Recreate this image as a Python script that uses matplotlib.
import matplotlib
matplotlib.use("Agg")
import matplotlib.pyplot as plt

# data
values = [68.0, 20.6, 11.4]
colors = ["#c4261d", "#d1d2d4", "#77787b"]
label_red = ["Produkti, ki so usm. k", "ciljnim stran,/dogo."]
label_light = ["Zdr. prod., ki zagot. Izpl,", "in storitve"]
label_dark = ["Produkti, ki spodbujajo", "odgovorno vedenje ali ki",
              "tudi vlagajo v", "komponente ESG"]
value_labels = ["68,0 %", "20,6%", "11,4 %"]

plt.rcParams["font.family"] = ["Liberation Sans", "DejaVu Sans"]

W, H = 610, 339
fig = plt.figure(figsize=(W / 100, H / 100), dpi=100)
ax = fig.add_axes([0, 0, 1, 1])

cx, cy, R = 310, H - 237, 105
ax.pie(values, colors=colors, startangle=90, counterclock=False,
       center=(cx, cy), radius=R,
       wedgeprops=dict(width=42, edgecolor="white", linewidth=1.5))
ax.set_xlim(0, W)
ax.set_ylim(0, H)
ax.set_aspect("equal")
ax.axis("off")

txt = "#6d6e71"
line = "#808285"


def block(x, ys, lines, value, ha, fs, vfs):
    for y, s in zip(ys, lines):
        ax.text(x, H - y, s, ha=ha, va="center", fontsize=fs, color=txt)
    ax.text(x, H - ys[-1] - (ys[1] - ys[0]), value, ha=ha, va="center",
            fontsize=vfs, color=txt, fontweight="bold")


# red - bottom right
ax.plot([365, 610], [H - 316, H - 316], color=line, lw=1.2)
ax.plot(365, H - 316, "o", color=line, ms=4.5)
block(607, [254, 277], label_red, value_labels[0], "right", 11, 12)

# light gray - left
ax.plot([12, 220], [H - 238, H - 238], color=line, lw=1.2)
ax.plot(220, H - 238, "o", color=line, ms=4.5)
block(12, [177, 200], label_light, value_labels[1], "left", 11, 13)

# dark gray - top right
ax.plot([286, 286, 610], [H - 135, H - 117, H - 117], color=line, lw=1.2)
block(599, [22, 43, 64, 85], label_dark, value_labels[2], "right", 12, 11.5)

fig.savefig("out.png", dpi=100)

======

== WHAT TO PRODUCE ==
Only the lines from the beginning of the material to the line containing "import matplotlib.pyplot as plt" should be echoed, verbatim and in full.

== WRITTEN SOLUTION ==
Recreate this image as a Python script that uses matplotlib.
import matplotlib
matplotlib.use("Agg")
import matplotlib.pyplot as plt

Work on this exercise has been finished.